__Given task__
Set down the records once more, please, exactly and with the pictures left out.

__Records provided__
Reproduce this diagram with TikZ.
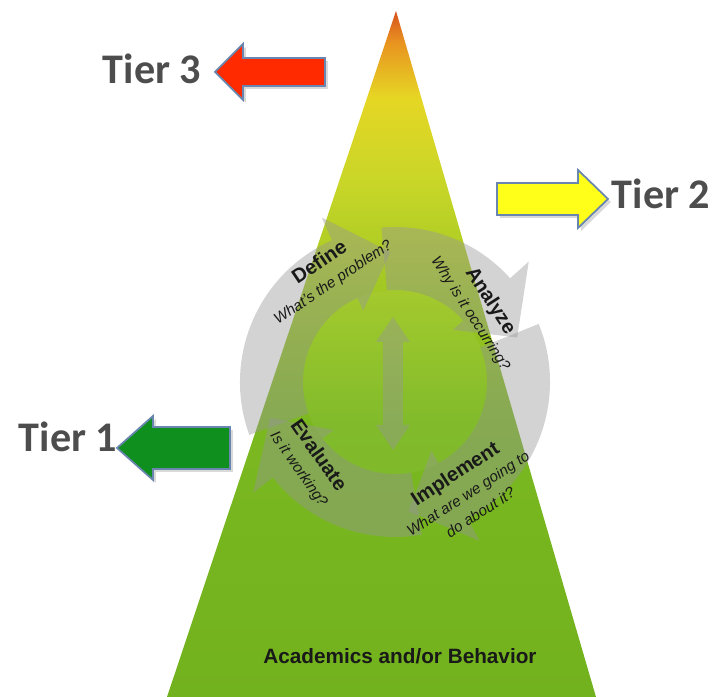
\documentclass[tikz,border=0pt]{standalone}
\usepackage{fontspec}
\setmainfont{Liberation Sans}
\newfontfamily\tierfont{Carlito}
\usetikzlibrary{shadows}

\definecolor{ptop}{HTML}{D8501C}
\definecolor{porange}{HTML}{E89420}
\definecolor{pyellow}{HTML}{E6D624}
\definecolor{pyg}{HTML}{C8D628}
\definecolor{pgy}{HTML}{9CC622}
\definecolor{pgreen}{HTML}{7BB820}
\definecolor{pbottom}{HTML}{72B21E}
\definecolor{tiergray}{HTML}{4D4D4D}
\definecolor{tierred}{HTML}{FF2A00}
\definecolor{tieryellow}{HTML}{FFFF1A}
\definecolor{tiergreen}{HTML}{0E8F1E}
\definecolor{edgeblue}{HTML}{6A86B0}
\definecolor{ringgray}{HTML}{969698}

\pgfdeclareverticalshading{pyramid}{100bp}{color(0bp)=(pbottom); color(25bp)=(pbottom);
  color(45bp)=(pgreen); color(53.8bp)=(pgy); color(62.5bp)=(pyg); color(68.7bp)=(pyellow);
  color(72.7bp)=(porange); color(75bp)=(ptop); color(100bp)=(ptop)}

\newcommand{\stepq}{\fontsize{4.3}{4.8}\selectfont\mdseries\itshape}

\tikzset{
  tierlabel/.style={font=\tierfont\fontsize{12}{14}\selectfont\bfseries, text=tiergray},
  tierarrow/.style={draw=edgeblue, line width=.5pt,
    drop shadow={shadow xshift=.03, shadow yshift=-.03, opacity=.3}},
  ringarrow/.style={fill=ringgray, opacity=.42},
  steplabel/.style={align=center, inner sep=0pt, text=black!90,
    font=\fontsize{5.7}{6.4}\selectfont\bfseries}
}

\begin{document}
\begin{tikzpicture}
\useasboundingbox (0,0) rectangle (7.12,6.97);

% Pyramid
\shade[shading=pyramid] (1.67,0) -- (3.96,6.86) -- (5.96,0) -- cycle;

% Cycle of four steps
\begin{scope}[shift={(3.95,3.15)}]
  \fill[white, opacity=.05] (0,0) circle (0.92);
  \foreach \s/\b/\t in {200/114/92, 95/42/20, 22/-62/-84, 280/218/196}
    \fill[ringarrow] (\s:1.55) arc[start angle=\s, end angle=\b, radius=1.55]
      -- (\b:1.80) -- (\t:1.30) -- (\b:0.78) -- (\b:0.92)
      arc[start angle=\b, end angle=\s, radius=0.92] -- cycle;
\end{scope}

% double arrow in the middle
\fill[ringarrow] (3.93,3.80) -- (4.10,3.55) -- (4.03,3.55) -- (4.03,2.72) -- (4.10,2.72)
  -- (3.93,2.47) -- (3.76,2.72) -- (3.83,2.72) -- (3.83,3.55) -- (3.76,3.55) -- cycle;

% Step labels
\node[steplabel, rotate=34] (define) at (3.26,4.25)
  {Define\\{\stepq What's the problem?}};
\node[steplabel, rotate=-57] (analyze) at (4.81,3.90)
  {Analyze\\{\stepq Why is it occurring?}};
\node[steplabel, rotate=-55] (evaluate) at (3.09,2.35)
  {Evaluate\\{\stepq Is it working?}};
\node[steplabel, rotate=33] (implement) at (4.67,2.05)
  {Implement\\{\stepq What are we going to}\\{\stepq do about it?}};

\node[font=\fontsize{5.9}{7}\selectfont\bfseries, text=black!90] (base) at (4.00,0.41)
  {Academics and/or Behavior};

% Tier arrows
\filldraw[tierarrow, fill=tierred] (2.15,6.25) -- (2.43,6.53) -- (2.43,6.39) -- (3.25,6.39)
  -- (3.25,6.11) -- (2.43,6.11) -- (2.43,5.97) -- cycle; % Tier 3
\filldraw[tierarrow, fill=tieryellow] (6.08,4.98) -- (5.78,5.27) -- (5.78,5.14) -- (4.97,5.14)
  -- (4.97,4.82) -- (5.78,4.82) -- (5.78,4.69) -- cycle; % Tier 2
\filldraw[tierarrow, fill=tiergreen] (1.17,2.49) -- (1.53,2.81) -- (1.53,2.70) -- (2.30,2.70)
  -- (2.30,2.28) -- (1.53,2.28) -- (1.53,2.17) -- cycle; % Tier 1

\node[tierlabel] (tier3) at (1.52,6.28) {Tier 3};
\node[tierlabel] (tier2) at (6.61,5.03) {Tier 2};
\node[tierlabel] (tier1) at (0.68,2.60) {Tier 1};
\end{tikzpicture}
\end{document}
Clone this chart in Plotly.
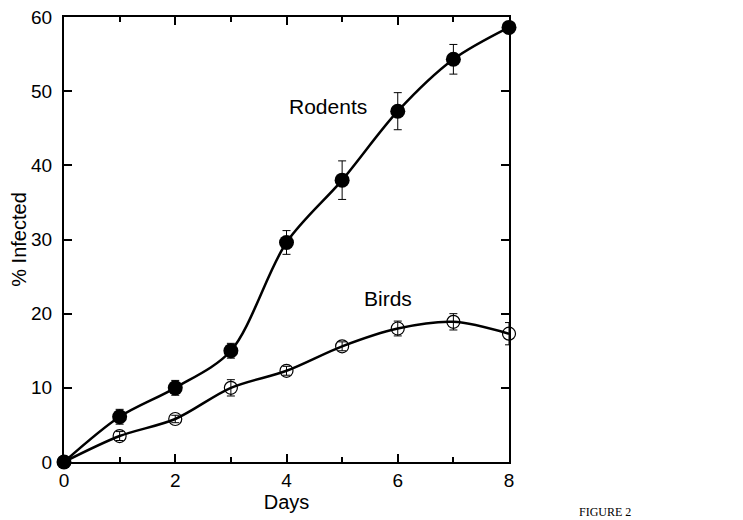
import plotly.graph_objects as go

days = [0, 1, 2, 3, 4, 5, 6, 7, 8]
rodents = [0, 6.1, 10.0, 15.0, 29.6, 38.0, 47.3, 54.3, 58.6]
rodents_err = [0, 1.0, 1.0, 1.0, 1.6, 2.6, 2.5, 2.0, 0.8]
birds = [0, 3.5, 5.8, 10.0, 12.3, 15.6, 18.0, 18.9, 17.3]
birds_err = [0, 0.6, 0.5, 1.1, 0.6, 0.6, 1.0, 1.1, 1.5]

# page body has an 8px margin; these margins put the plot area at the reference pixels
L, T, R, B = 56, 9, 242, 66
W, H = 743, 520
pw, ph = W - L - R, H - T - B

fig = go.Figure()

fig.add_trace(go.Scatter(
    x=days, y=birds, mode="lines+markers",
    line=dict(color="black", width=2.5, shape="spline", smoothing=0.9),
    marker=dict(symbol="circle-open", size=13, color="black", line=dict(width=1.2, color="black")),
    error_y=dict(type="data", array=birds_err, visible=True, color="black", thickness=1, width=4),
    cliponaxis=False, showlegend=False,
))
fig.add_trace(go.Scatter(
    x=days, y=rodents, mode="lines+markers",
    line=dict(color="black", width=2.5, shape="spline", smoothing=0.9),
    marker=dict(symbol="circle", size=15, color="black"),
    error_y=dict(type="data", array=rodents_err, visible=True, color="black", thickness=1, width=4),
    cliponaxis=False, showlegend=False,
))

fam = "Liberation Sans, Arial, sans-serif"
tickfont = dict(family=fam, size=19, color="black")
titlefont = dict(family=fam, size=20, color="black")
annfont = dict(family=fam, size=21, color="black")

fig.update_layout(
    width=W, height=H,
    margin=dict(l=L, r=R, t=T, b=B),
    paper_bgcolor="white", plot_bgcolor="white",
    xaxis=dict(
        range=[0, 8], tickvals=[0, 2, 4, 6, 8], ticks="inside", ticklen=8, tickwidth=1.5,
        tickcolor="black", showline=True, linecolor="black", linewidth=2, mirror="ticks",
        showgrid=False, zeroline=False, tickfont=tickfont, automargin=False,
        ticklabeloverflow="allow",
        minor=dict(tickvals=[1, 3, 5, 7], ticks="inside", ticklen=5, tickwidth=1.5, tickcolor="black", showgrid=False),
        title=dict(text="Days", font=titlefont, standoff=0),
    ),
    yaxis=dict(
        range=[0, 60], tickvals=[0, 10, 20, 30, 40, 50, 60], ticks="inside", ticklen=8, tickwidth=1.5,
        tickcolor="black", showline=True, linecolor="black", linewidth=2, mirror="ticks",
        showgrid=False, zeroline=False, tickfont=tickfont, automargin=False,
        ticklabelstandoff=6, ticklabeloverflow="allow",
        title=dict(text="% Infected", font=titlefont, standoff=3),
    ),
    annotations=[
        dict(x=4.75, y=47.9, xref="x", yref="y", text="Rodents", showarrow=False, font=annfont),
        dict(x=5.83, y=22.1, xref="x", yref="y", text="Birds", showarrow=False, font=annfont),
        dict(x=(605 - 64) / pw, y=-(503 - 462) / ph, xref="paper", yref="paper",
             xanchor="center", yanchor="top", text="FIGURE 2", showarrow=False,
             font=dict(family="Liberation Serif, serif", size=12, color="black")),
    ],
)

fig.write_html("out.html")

__Task solution__
Reproduce this diagram with TikZ.
\documentclass[tikz,border=0pt]{standalone}
\usepackage{fontspec}
\setmainfont{Liberation Sans}
\newfontfamily\tierfont{Carlito}
\usetikzlibrary{shadows}

\definecolor{ptop}{HTML}{D8501C}
\definecolor{porange}{HTML}{E89420}
\definecolor{pyellow}{HTML}{E6D624}
\definecolor{pyg}{HTML}{C8D628}
\definecolor{pgy}{HTML}{9CC622}
\definecolor{pgreen}{HTML}{7BB820}
\definecolor{pbottom}{HTML}{72B21E}
\definecolor{tiergray}{HTML}{4D4D4D}
\definecolor{tierred}{HTML}{FF2A00}
\definecolor{tieryellow}{HTML}{FFFF1A}
\definecolor{tiergreen}{HTML}{0E8F1E}
\definecolor{edgeblue}{HTML}{6A86B0}
\definecolor{ringgray}{HTML}{969698}

\pgfdeclareverticalshading{pyramid}{100bp}{color(0bp)=(pbottom); color(25bp)=(pbottom);
  color(45bp)=(pgreen); color(53.8bp)=(pgy); color(62.5bp)=(pyg); color(68.7bp)=(pyellow);
  color(72.7bp)=(porange); color(75bp)=(ptop); color(100bp)=(ptop)}

\newcommand{\stepq}{\fontsize{4.3}{4.8}\selectfont\mdseries\itshape}

\tikzset{
  tierlabel/.style={font=\tierfont\fontsize{12}{14}\selectfont\bfseries, text=tiergray},
  tierarrow/.style={draw=edgeblue, line width=.5pt,
    drop shadow={shadow xshift=.03, shadow yshift=-.03, opacity=.3}},
  ringarrow/.style={fill=ringgray, opacity=.42},
  steplabel/.style={align=center, inner sep=0pt, text=black!90,
    font=\fontsize{5.7}{6.4}\selectfont\bfseries}
}

\begin{document}
\begin{tikzpicture}
\useasboundingbox (0,0) rectangle (7.12,6.97);

% Pyramid
\shade[shading=pyramid] (1.67,0) -- (3.96,6.86) -- (5.96,0) -- cycle;

% Cycle of four steps
\begin{scope}[shift={(3.95,3.15)}]
  \fill[white, opacity=.05] (0,0) circle (0.92);
  \foreach \s/\b/\t in {200/114/92, 95/42/20, 22/-62/-84, 280/218/196}
    \fill[ringarrow] (\s:1.55) arc[start angle=\s, end angle=\b, radius=1.55]
      -- (\b:1.80) -- (\t:1.30) -- (\b:0.78) -- (\b:0.92)
      arc[start angle=\b, end angle=\s, radius=0.92] -- cycle;
\end{scope}

% double arrow in the middle
\fill[ringarrow] (3.93,3.80) -- (4.10,3.55) -- (4.03,3.55) -- (4.03,2.72) -- (4.10,2.72)
  -- (3.93,2.47) -- (3.76,2.72) -- (3.83,2.72) -- (3.83,3.55) -- (3.76,3.55) -- cycle;

% Step labels
\node[steplabel, rotate=34] (define) at (3.26,4.25)
  {Define\\{\stepq What's the problem?}};
\node[steplabel, rotate=-57] (analyze) at (4.81,3.90)
  {Analyze\\{\stepq Why is it occurring?}};
\node[steplabel, rotate=-55] (evaluate) at (3.09,2.35)
  {Evaluate\\{\stepq Is it working?}};
\node[steplabel, rotate=33] (implement) at (4.67,2.05)
  {Implement\\{\stepq What are we going to}\\{\stepq do about it?}};

\node[font=\fontsize{5.9}{7}\selectfont\bfseries, text=black!90] (base) at (4.00,0.41)
  {Academics and/or Behavior};

% Tier arrows
\filldraw[tierarrow, fill=tierred] (2.15,6.25) -- (2.43,6.53) -- (2.43,6.39) -- (3.25,6.39)
  -- (3.25,6.11) -- (2.43,6.11) -- (2.43,5.97) -- cycle; % Tier 3
\filldraw[tierarrow, fill=tieryellow] (6.08,4.98) -- (5.78,5.27) -- (5.78,5.14) -- (4.97,5.14)
  -- (4.97,4.82) -- (5.78,4.82) -- (5.78,4.69) -- cycle; % Tier 2
\filldraw[tierarrow, fill=tiergreen] (1.17,2.49) -- (1.53,2.81) -- (1.53,2.70) -- (2.30,2.70)
  -- (2.30,2.28) -- (1.53,2.28) -- (1.53,2.17) -- cycle; % Tier 1

\node[tierlabel] (tier3) at (1.52,6.28) {Tier 3};
\node[tierlabel] (tier2) at (6.61,5.03) {Tier 2};
\node[tierlabel] (tier1) at (0.68,2.60) {Tier 1};
\end{tikzpicture}
\end{document}
Clone this chart in Plotly.
import plotly.graph_objects as go

days = [0, 1, 2, 3, 4, 5, 6, 7, 8]
rodents = [0, 6.1, 10.0, 15.0, 29.6, 38.0, 47.3, 54.3, 58.6]
rodents_err = [0, 1.0, 1.0, 1.0, 1.6, 2.6, 2.5, 2.0, 0.8]
birds = [0, 3.5, 5.8, 10.0, 12.3, 15.6, 18.0, 18.9, 17.3]
birds_err = [0, 0.6, 0.5, 1.1, 0.6, 0.6, 1.0, 1.1, 1.5]

# page body has an 8px margin; these margins put the plot area at the reference pixels
L, T, R, B = 56, 9, 242, 66
W, H = 743, 520
pw, ph = W - L - R, H - T - B

fig = go.Figure()

fig.add_trace(go.Scatter(
    x=days, y=birds, mode="lines+markers",
    line=dict(color="black", width=2.5, shape="spline", smoothing=0.9),
    marker=dict(symbol="circle-open", size=13, color="black", line=dict(width=1.2, color="black")),
    error_y=dict(type="data", array=birds_err, visible=True, color="black", thickness=1, width=4),
    cliponaxis=False, showlegend=False,
))
fig.add_trace(go.Scatter(
    x=days, y=rodents, mode="lines+markers",
    line=dict(color="black", width=2.5, shape="spline", smoothing=0.9),
    marker=dict(symbol="circle", size=15, color="black"),
    error_y=dict(type="data", array=rodents_err, visible=True, color="black", thickness=1, width=4),
    cliponaxis=False, showlegend=False,
))

fam = "Liberation Sans, Arial, sans-serif"
tickfont = dict(family=fam, size=19, color="black")
titlefont = dict(family=fam, size=20, color="black")
annfont = dict(family=fam, size=21, color="black")

fig.update_layout(
    width=W, height=H,
    margin=dict(l=L, r=R, t=T, b=B),
    paper_bgcolor="white", plot_bgcolor="white",
    xaxis=dict(
        range=[0, 8], tickvals=[0, 2, 4, 6, 8], ticks="inside", ticklen=8, tickwidth=1.5,
        tickcolor="black", showline=True, linecolor="black", linewidth=2, mirror="ticks",
        showgrid=False, zeroline=False, tickfont=tickfont, automargin=False,
        ticklabeloverflow="allow",
        minor=dict(tickvals=[1, 3, 5, 7], ticks="inside", ticklen=5, tickwidth=1.5, tickcolor="black", showgrid=False),
        title=dict(text="Days", font=titlefont, standoff=0),
    ),
    yaxis=dict(
        range=[0, 60], tickvals=[0, 10, 20, 30, 40, 50, 60], ticks="inside", ticklen=8, tickwidth=1.5,
        tickcolor="black", showline=True, linecolor="black", linewidth=2, mirror="ticks",
        showgrid=False, zeroline=False, tickfont=tickfont, automargin=False,
        ticklabelstandoff=6, ticklabeloverflow="allow",
        title=dict(text="% Infected", font=titlefont, standoff=3),
    ),
    annotations=[
        dict(x=4.75, y=47.9, xref="x", yref="y", text="Rodents", showarrow=False, font=annfont),
        dict(x=5.83, y=22.1, xref="x", yref="y", text="Birds", showarrow=False, font=annfont),
        dict(x=(605 - 64) / pw, y=-(503 - 462) / ph, xref="paper", yref="paper",
             xanchor="center", yanchor="top", text="FIGURE 2", showarrow=False,
             font=dict(family="Liberation Serif, serif", size=12, color="black")),
    ],
)

fig.write_html("out.html")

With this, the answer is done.